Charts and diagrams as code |
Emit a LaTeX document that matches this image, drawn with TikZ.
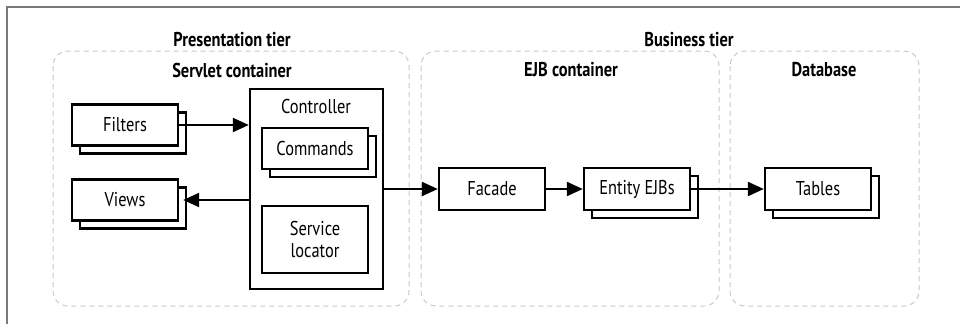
\documentclass[tikz,border=0pt]{standalone}
\usepackage{fontspec}
\setmainfont{PT Sans}[FakeStretch=0.82]
\usetikzlibrary{arrows.meta,shadows}
\definecolor{framegray}{HTML}{7A7A7A}
\definecolor{dashgray}{HTML}{C8C8C8}
\begin{document}
\begin{tikzpicture}[x=1pt,y=-1pt,
  box/.style={draw=black,line width=2.4pt,fill=white,rectangle,inner sep=0pt,minimum width=106pt,minimum height=41pt,font=\fontsize{20}{22}\selectfont,align=center},
  stackbox/.style={box,copy shadow={shadow xshift=8pt,shadow yshift=-8pt,draw=black,line width=2.4pt,fill=white}},
  region/.style={draw=dashgray,dash pattern=on 5pt off 4pt,line width=1pt,rounded corners=15pt},
  title/.style={font=\bfseries\fontsize{20}{22}\selectfont,inner sep=0pt},
  plain/.style={font=\fontsize{20}{22}\selectfont,inner sep=0pt},
  conn/.style={line width=2.2pt,-{Triangle[length=16pt,width=14pt]}}
]
\useasboundingbox (0,0) rectangle (960,324);
\draw[framegray,line width=2pt] (7,324) -- (7,7) -- (960,7);
% regions
\draw[region] (53,51) rectangle (409,306);
\draw[region] (421,51) rectangle (719,306);
\draw[region] (730,51) rectangle (919,306);
% titles
\node[title] (tpres) at (232,40) {Presentation tier};
\node[title] (tserv) at (232,70) {Servlet container};
\node[title] (tbus) at (689,40) {Business tier};
\node[title] (tejb) at (571,70) {EJB container};
\node[title] (tdb) at (824,70) {Database};
% presentation tier
\node[stackbox] (filters) at (125,125) {Filters};
\node[stackbox] (views) at (125,200) {Views};
\node[box,minimum width=133pt,minimum height=200pt] (controller) at (316.5,189) {};
\node[plain] (ctrllabel) at (316,106) {Controller};
\node[stackbox] (commands) at (315,148.5) {Commands};
\node[box,minimum height=67pt] (locator) at (315,239.5) {Service\\locator};
% business tier
\node[box,minimum height=42pt] (facade) at (492,189) {Facade};
\node[stackbox,minimum height=42pt] (entity) at (637,189) {Entity EJBs};
\node[stackbox,minimum height=42pt] (tables) at (818,189) {Tables};
% connectors
\draw[conn] (filters.east) -- (filters.east -| controller.west);
\draw[conn] (views.east -| controller.west) -- ([xshift=4pt]views.east);
\draw[conn] (controller.east) -- (facade.west);
\draw[conn] (facade.east) -- (entity.west);
\draw[conn] (entity.east) -- (tables.west);
\end{tikzpicture}
\end{document}
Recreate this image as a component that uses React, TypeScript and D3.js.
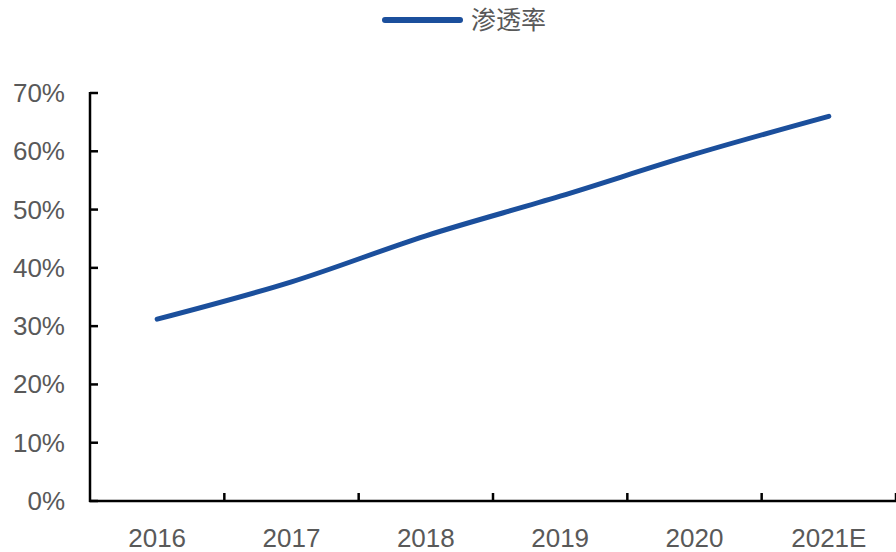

Exercise directions | Repeat the material above verbatim. Leave the pictures behind.

Response below |
Emit a LaTeX document that matches this image, drawn with TikZ.
\documentclass[tikz,border=0pt]{standalone}
\usepackage{fontspec}
\setmainfont{PT Sans}[FakeStretch=0.82]
\usetikzlibrary{arrows.meta,shadows}
\definecolor{framegray}{HTML}{7A7A7A}
\definecolor{dashgray}{HTML}{C8C8C8}
\begin{document}
\begin{tikzpicture}[x=1pt,y=-1pt,
  box/.style={draw=black,line width=2.4pt,fill=white,rectangle,inner sep=0pt,minimum width=106pt,minimum height=41pt,font=\fontsize{20}{22}\selectfont,align=center},
  stackbox/.style={box,copy shadow={shadow xshift=8pt,shadow yshift=-8pt,draw=black,line width=2.4pt,fill=white}},
  region/.style={draw=dashgray,dash pattern=on 5pt off 4pt,line width=1pt,rounded corners=15pt},
  title/.style={font=\bfseries\fontsize{20}{22}\selectfont,inner sep=0pt},
  plain/.style={font=\fontsize{20}{22}\selectfont,inner sep=0pt},
  conn/.style={line width=2.2pt,-{Triangle[length=16pt,width=14pt]}}
]
\useasboundingbox (0,0) rectangle (960,324);
\draw[framegray,line width=2pt] (7,324) -- (7,7) -- (960,7);
% regions
\draw[region] (53,51) rectangle (409,306);
\draw[region] (421,51) rectangle (719,306);
\draw[region] (730,51) rectangle (919,306);
% titles
\node[title] (tpres) at (232,40) {Presentation tier};
\node[title] (tserv) at (232,70) {Servlet container};
\node[title] (tbus) at (689,40) {Business tier};
\node[title] (tejb) at (571,70) {EJB container};
\node[title] (tdb) at (824,70) {Database};
% presentation tier
\node[stackbox] (filters) at (125,125) {Filters};
\node[stackbox] (views) at (125,200) {Views};
\node[box,minimum width=133pt,minimum height=200pt] (controller) at (316.5,189) {};
\node[plain] (ctrllabel) at (316,106) {Controller};
\node[stackbox] (commands) at (315,148.5) {Commands};
\node[box,minimum height=67pt] (locator) at (315,239.5) {Service\\locator};
% business tier
\node[box,minimum height=42pt] (facade) at (492,189) {Facade};
\node[stackbox,minimum height=42pt] (entity) at (637,189) {Entity EJBs};
\node[stackbox,minimum height=42pt] (tables) at (818,189) {Tables};
% connectors
\draw[conn] (filters.east) -- (filters.east -| controller.west);
\draw[conn] (views.east -| controller.west) -- ([xshift=4pt]views.east);
\draw[conn] (controller.east) -- (facade.west);
\draw[conn] (facade.east) -- (entity.west);
\draw[conn] (entity.east) -- (tables.west);
\end{tikzpicture}
\end{document}
Recreate this image as a component that uses React, TypeScript and D3.js.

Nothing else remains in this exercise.